Defence Estates (DE) has published results from its recent "focus group" consultation with industry which aimed to explore the mechanics of its future commercial arrangements.
The event was staged last month, with representatives from over 60 companies - principally in the construction, property, engineering and support service sectors, but also the retail and energy sectors - at the DE offices in Holborn, London, with development of the contracts the main focus of the discussions.
Organised by the ‘Next Generation Estates Contracts’ (NGEC) team within DE, the event aimed to harness private sector expertise and best practice in developing ideas for DE’s future contractual arrangements. The results will inform the future contracts for maintenance and development of the Defence estate across the UK.
Delegates at the London event were arranged into 11 different focus groups, looking at issues such as energy & sustainability, pricing & incentivisation, and relationship management. The emerging themes included: dealing with uncertain levels of future funding; balancing lifecycle replacements against routine maintenance; and incentivising suppliers to deliver energy-efficiency measures.
Steve Rice, head of the NGEC programme, said:
Our goal is to achieve the best possible commercial arrangements, providing the essential support that the estate offers to the Defence frontline, whilst also achieving the best value for money for the taxpayer.

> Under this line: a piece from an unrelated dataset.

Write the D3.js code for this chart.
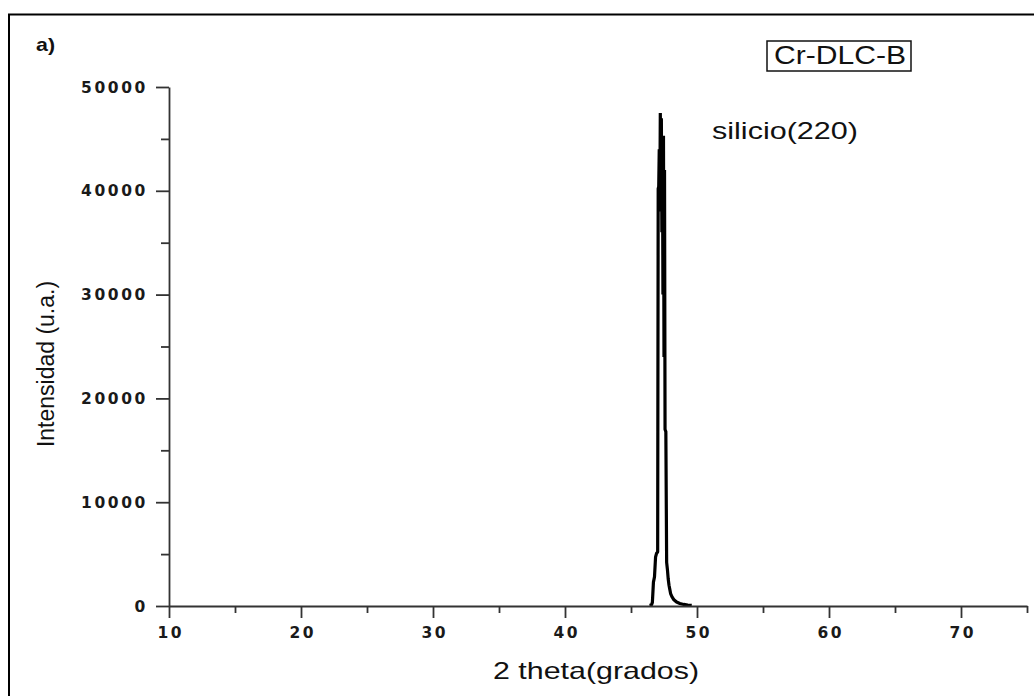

We are appreciative of the support we have had from industry, allowing us to tap their rich vein of expertise on how that might be achieved. I am delighted with the results from these workshops, which has given us a lot to consider as we take forward development of these contracts.
It is our aim that companies across industry, irrespective of size or geographical location, should be involved in the NGEC programme and considered as potential supply chain partners.

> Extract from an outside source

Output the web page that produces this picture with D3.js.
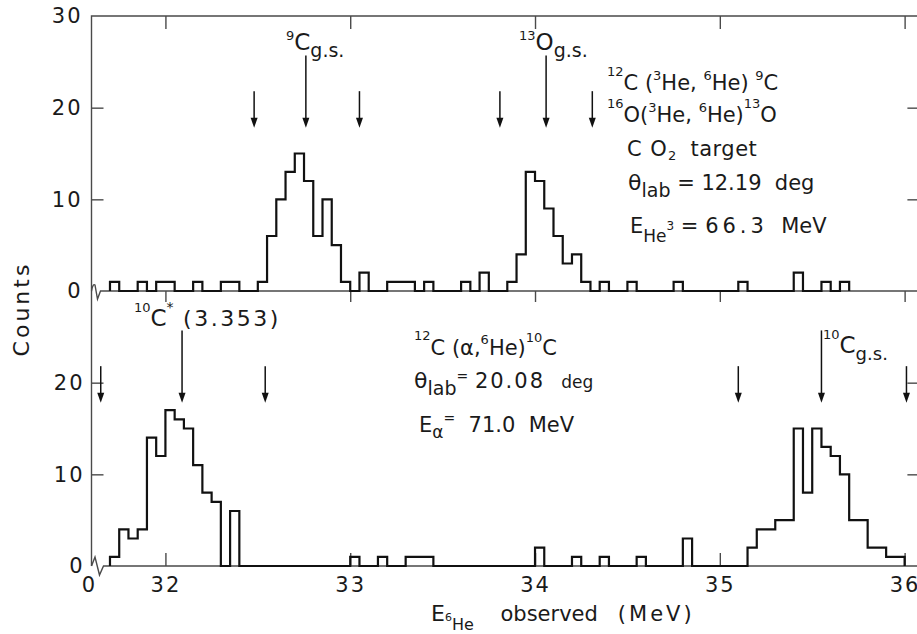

The NGEC programme began in late 2008. It has since consulted a wide range of Defence stakeholders, public sector organisations, and current and potential suppliers across industry. Through workshops, seminars and road-shows, it has reviewed the current arrangements, drawn on current best practice outside MOD, and appraised different configurations of commercial arrangements in terms of operational effectiveness and value for money.
Defence Estates currently aims to award these contracts to successful bidders in a phased approach from 2013. They will replace the existing five Regional Prime Contracts, the housing prime contract, Project SLAM and other arrangements, which for several years have delivered essential services, including construction projects such as single living accommodation blocks, offices, and technical accommodation, and the full range of maintenance tasks across the UK Defence estate.
The NGEC team is now looking at future events to engage interested companies - irrespective of their size or specialisation - to provide further opportunity to consider how they might approach the new DE arrangements, whether as potential prime contractors or as supply chain partners.